Handling Cases from Minor Offenses to First Degree Murder
As a former prosecutor, Nicholas Heiman has worked on a variety of cases ranging from minor misdemeanors to severe felonies. Wherever your criminal offense may fit in that range, you’ll benefit from his expertise from working on everything from speeding tickets to first degree murder. He has experience working with juries and will help prepare you for trial if your case does come to that.
Understanding Your Rights
When charged with a crime, never forget that you have the right to remain silent. You don’t need to speak to the police until you have an attorney present, and it’s recommended to do so to protect yourself from self-incrimination. With Nicholas Heiman’s experience, he has the knowledge to not only fight aggressively on your behalf but also to make sure you understand your rights and the process along the way. If you’ve been issued a criminal charge, contact Nicholas immediately for a free consultation.
Misdemeanor vs. Felony
Trying to understand the punishment for misdemeanor versus felony charges can be confusing, especially with the Kansas felony grid system. Attorney Nicholas Heiman will share his expertise and walk you through the charges as well as your potential outcomes.
Your sentence will depend on the severity of the crime. Misdemeanors are reserved for smaller infractions while felonies will involve serious jail time. Misdemeanors can be unclassified or given a class of A, B, or C, with A being the most severe. These offenses can range from drug possession (Class A) to solicitation (Class C).

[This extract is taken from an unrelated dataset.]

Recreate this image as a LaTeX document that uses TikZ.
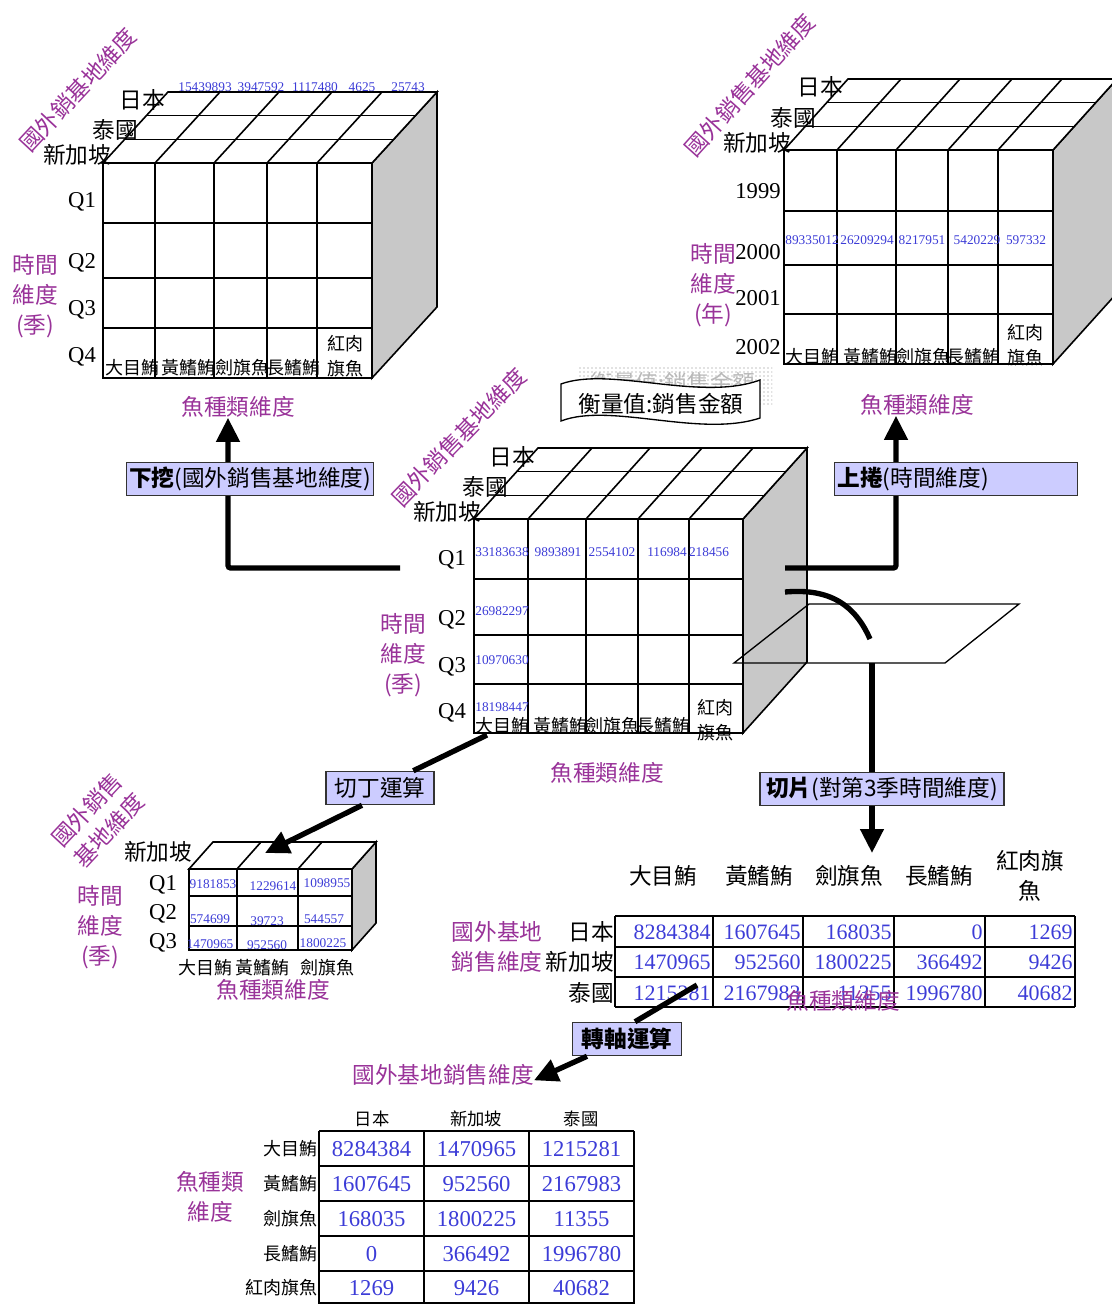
\documentclass[tikz,border=0pt]{standalone}
\usepackage{fontspec}
\setmainfont{Liberation Serif}
\newfontfamily\cjk{Noto Sans CJK TC}
\usepackage{tikz}
\usetikzlibrary{arrows.meta,patterns}

\definecolor{dimpurple}{RGB}{153,51,153}
\definecolor{numblue}{RGB}{60,60,215}
\definecolor{opfill}{RGB}{204,204,255}
\definecolor{sidegray}{RGB}{200,200,200}

% cube: front top left, front bottom right, depth, column lines, row lines, depth lines
\newcommand{\fishcube}[9]{%
  \filldraw[cubeline, fill=sidegray] (#3,#2) -- ++(#5,#6) -- ++(0,#4-#2) -- (#3,#4) -- cycle;
  \filldraw[cubeline, fill=white] (#1,#2) -- ++(#5,#6) -- ++(#3-#1,0) -- (#3,#2) -- cycle;
  \foreach \s in {#9}
    \draw[cubeline] ({#1+\s*(#5)},{#2+\s*(#6)}) -- ++(#3-#1,0);
  \foreach \x in {#7}
    \draw[cubeline] (\x,#2) -- ++(#5,#6);
  \filldraw[cubeline, fill=white] (#1,#2) rectangle (#3,#4);
  \foreach \x in {#7}
    \draw[cubeline] (\x,#2) -- (\x,#4);
  \foreach \y in {#8}
    \draw[cubeline] (#1,\y) -- (#3,\y);
}

\tikzset{
  cubeline/.style={line width=1.2pt},
  dimlabel/.style={text=dimpurple, font=\cjk\fontsize{17}{22.5}\selectfont, align=center, inner sep=0pt},
  member/.style={font=\cjk\fontsize{17}{22.5}\selectfont, align=center, inner sep=0pt},
  fishname/.style={font=\cjk\fontsize{13.5}{18.5}\selectfont, align=center, inner sep=0pt},
  pvhead/.style={font=\cjk\fontsize{13}{16}\selectfont, inner sep=0pt},
  qlabel/.style={font=\fontsize{17}{20}\selectfont, inner sep=0pt},
  cellnum/.style={text=numblue, font=\fontsize{10}{12}\selectfont, inner sep=0pt},
  slnum/.style={text=numblue, font=\fontsize{16.5}{18}\selectfont, inner sep=0pt},
  pvnum/.style={text=numblue, font=\fontsize{17}{20}\selectfont, inner sep=0pt},
  opbox/.style={draw=black!80, fill=opfill, line width=0.9pt, font=\cjk\fontsize{17}{20}\selectfont,
    inner sep=2pt, minimum height=25pt},
  opline/.style={line width=4pt},
  oparrow/.style={line width=4pt, -{Triangle[length=18pt,width=17pt]}},
  tabline/.style={line width=1.8pt},
}

\begin{document}
\begin{tikzpicture}[x=0.75pt, y=-0.75pt]
  \useasboundingbox (0,0) rectangle (1112,1304);
  \clip (0,0) rectangle (1112,1304);

  % Drill-down result (top left)
  \fishcube{103}{163}{372}{378}{65}{-71}{155,214,267,317}{223,278,328}{1/3,2/3}
  \node[dimlabel, rotate=47] (tl-base) at (78,90) {國外銷基地維度};
  \node[member] (tl-jp) at (142,100) {日本};
  \node[member] (tl-th) at (115,130) {泰國};
  \node[member] (tl-sg) at (77,155) {新加坡};
  \foreach \q/\y [count=\i] in {Q1/202,Q2/263,Q3/310,Q4/357}
    \node[qlabel] (tl-q\i) at (82,\y) {\q};
  \node[dimlabel] (tl-time) at (35,296) {時間\\維度\\(季)};
  \foreach \v/\x [count=\i] in {15439893/205,3947592/261,1117480/315,4625/362,25743/408}
    \node[cellnum] (tl-n\i) at (\x,87) {\v};
  \foreach \t/\x [count=\i] in {大目鮪/132,黃鰭鮪/188,劍旗魚/242,長鰭鮪/293}
    \node[fishname] (tl-f\i) at (\x,368) {\t};
  \node[fishname] (tl-f5) at (345,356) {紅肉\\旗魚};
  \node[dimlabel] (tl-fishdim) at (238,407) {魚種類維度};

  % Roll-up result (top right)
  \fishcube{784}{150}{1053}{364}{64}{-71}{837,896,948,998}{211,265,314}{1/3,2/3}
  \node[dimlabel, rotate=48] (tr-base) at (750,85) {國外銷售基地維度};
  \node[member] (tr-jp) at (820,87) {日本};
  \node[member] (tr-th) at (793,118) {泰國};
  \node[member] (tr-sg) at (757,143) {新加坡};
  \foreach \q/\y [count=\i] in {1999/191,2000/252,2001/298,2002/347}
    \node[qlabel] (tr-y\i) at (758,\y) {\q};
  \node[dimlabel] (tr-time) at (713,285) {時間\\維度\\(年)};
  \foreach \v/\x [count=\i] in {89335012/812,26209294/867,8217951/922,5420229/977,597332/1026}
    \node[cellnum] (tr-n\i) at (\x,240) {\v};
  \foreach \t/\x [count=\i] in {大目鮪/812,黃鰭鮪/870,劍旗魚/923,長鰭鮪/973}
    \node[fishname] (tr-f\i) at (\x,357) {\t};
  \node[fishname] (tr-f5) at (1025,345) {紅肉\\旗魚};
  \node[dimlabel] (tr-fishdim) at (917,405) {魚種類維度};

  % Measure banner
  \fill[pattern=dots, pattern color=gray] (577,366) rectangle (772,404);
  \node[member, text=gray!55] (measure-ghost) at (673,383) {衡量值:銷售金額};
  \draw[fill=white, line width=1pt] (561,384) .. controls (610,366) and (700,402) .. (760,380)
    -- (760,418) .. controls (700,438) and (610,402) .. (561,421) -- cycle;
  \node[member] (measure) at (661,404) {衡量值:銷售金額};

  % Source cube (centre)
  \fishcube{474}{519}{743}{733}{64}{-71}{528,586,638,689}{579,635,684}{1/3,2/3}
  \node[dimlabel, rotate=46] (c-base) at (459,437) {國外銷售基地維度};
  \node[member] (c-jp) at (512,457) {日本};
  \node[member] (c-th) at (485,487) {泰國};
  \node[member] (c-sg) at (447,512) {新加坡};
  \foreach \q/\y [count=\i] in {Q1/560,Q2/620,Q3/667,Q4/713}
    \node[qlabel] (c-q\i) at (452,\y) {\q};
  \node[dimlabel] (c-time) at (403,655) {時間\\維度\\(季)};
  \foreach \v/\x [count=\i] in {33183638/502,9893891/558,2554102/612,116984/667,218456/709}
    \node[cellnum] (c-n\i) at (\x,552) {\v};
  \foreach \v/\y [count=\i] in {26982297/611,10970630/660,18198447/707}
    \node[cellnum] (c-m\i) at (502,\y) {\v};
  \foreach \t/\x [count=\i] in {大目鮪/502,黃鰭鮪/560,劍旗魚/612,長鰭鮪/663}
    \node[fishname] (c-f\i) at (\x,726) {\t};
  \node[fishname] (c-f5) at (715,720) {紅肉\\旗魚};
  \node[dimlabel] (c-fishdim) at (607,773) {魚種類維度};

  % Slice plane
  \draw[line width=1pt] (734,663) -- (809,604) -- (1019,604) -- (945,663) -- cycle;

  % Drill-down
  \coordinate (drill-from) at (400,568);
  \draw[oparrow, rounded corners=2pt] (drill-from) -| ([xshift=-7.5pt]tl-fishdim.south);
  \node[opbox, minimum width=184pt] (drill) at (250,479) {\textbf{下挖}(國外銷售基地維度)};

  % Roll-up
  \coordinate (roll-from) at (785,568);
  \draw[oparrow, rounded corners=2pt] (roll-from) -| ([xshift=-15.75pt]tr-fishdim.south);
  \node[opbox, text width=178pt, align=left] (roll) at (956,479) {\textbf{上捲}(時間維度)};

  % Slice
  \coordinate (slice-from) at (785,592);
  \coordinate (slice-hit) at (870,639);
  \coordinate (slice-out) at (872,663);
  \coordinate (slice-to) at (872,853);
  \draw[opline] (slice-from) .. controls (830,588) and (855,605) .. (slice-hit);
  \draw[oparrow] (slice-out) -- (slice-to);
  \node[opbox, minimum width=183pt] (slice) at (882,789) {\textbf{切片}(對第3季時間維度)};

  % Dice result (bottom left)
  \fishcube{189}{869}{352}{950}{24}{-27}{237,298}{896,926}{0}
  \node[dimlabel, rotate=47] (d-base) at (98,820) {國外銷售\\基地維度};
  \node[member] (d-sg) at (158,852) {新加坡};
  \foreach \q/\y [count=\i] in {Q1/885,Q2/914,Q3/943}
    \node[qlabel] (d-q\i) at (163,\y) {\q};
  \node[dimlabel] (d-time) at (100,927) {時間\\維度\\(季)};
  \foreach \v/\x/\y [count=\i] in {9181853/213/884,1229614/273/886,1098955/327/883,
      574699/210/919,39723/267/921,544557/324/919,
      1470965/210/944,952560/267/945,1800225/323/943}
    \node[cellnum] (d-n\i) at (\x,\y) {\v};
  \foreach \t/\x [count=\i] in {大目鮪/205,黃鰭鮪/262,劍旗魚/327}
    \node[fishname] (d-f\i) at (\x,968) {\t};
  \node[dimlabel] (d-fishdim) at (273,990) {魚種類維度};

  % Dice
  \node[opbox, minimum width=81pt] (dice) at (380,788) {切丁運算};
  \coordinate (dice-from) at (487,735);
  \coordinate (dice-to) at (265,853);
  \draw[opline] (dice-from) -- ([xshift=25pt]dice.north);
  \draw[oparrow] ([xshift=-13.5pt]dice.south) -- (dice-to);

  % Slice result table
  \foreach \t/\x [count=\i] in {大目鮪/663,黃鰭鮪/759,劍旗魚/849,長鰭鮪/939}
    \node[member] (sl-h\i) at (\x,876) {\t};
  \node[member] (sl-h5) at (1030,876) {紅肉旗\\魚};
  \node[dimlabel] (sl-base) at (497,947) {國外基地\\銷售維度};
  \foreach \x in {615,713,803,894,985,1075}
    \draw[tabline] (\x,916) -- (\x,1007);
  \foreach \y in {916,947,977,1007}
    \draw[tabline] (615,\y) -- (1075,\y);
  \foreach \y/\r/\c/\vals in {932/1/日本/{8284384,1607645,168035,0,1269},
      962/2/新加坡/{1470965,952560,1800225,366492,9426},
      993/3/泰國/{1215281,2167983,11355,1996780,40682}} {
    \node[member, anchor=east] (sl-r\r) at (614,\y) {\c};
    \foreach \v [count=\i] in \vals {
      \pgfmathsetmacro\xr{{711,801,892,983,1073}[\i-1]}
      \node[slnum, anchor=east] (sl-\r-\i) at (\xr,\y) {\v};
    }
  }

  % Pivot result table
  \node[dimlabel] (pv-base) at (443,1075) {國外基地銷售維度};
  \node[dimlabel] (pv-fishdim) at (210,1197) {魚種類\\維度};
  \foreach \t/\x [count=\i] in {日本/372,新加坡/476,泰國/581}
    \node[pvhead] (pv-h\i) at (\x,1119) {\t};
  \foreach \x in {319,424,529,634}
    \draw[tabline] (\x,1131) -- (\x,1304);
  \foreach \y in {1131,1166,1201,1236,1271,1303}
    \draw[tabline] (319,\y) -- (634,\y);
  \foreach \y/\r/\f/\vals in {1149/1/大目鮪/{8284384,1470965,1215281},
      1184/2/黃鰭鮪/{1607645,952560,2167983},
      1219/3/劍旗魚/{168035,1800225,11355},
      1254/4/長鰭鮪/{0,366492,1996780},
      1288/5/紅肉旗魚/{1269,9426,40682}} {
    \node[fishname, anchor=east] (pv-r\r) at (318,\y) {\f};
    \foreach \v [count=\i] in \vals
      \node[pvnum] (pv-\r-\i) at ({371.5+105*(\i-1)},\y) {\v};
  }

  % Pivot
  \node[opbox, minimum width=82pt] (pivot) at (627,1039) {\textbf{轉軸運算}};
  \coordinate (pivot-from) at (697,985);
  \draw[opline] (pivot-from) -- ([xshift=6pt]pivot.north);
  \draw[oparrow] ([xshift=-30pt]pivot.south) -- ([yshift=-4pt]pv-base.east);
  \node[dimlabel] (sl-fishdim) at (843,1001) {魚種類維度};
\end{tikzpicture}
\end{document}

Maximum Sentences for Kansas Misdemeanors
- Class A - Up to one year in county jail and/or a $2,500 fine
- Class B - Up to six months in county jail and/or a $1,000 fine
- Class C - Up to 30 days in jail and/or a $500 fine
Felonies involve more serious crimes and therefore have a more complicated process to determine what your punishment should be. If you are convicted in Kansas, the court will take two things into consideration when it comes to sentencing: the severity of the crime and prior convictions. The severity of the crime can range from 1 to 10, with 1 being the most serious. They will then cross-reference this with your criminal history on a scale of A to I; being assigned an A would mean that you have several past priors, and I would mean you have a clean record. After receiving your letter and number, a couple of things can happen. If you have a high number and a letter that comes later in the alphabet, you may qualify for probation. Otherwise, you’ll be given a range of three numbers which are options for your length of stay at prison, and the court will choose a number they deem appropriate for your situation.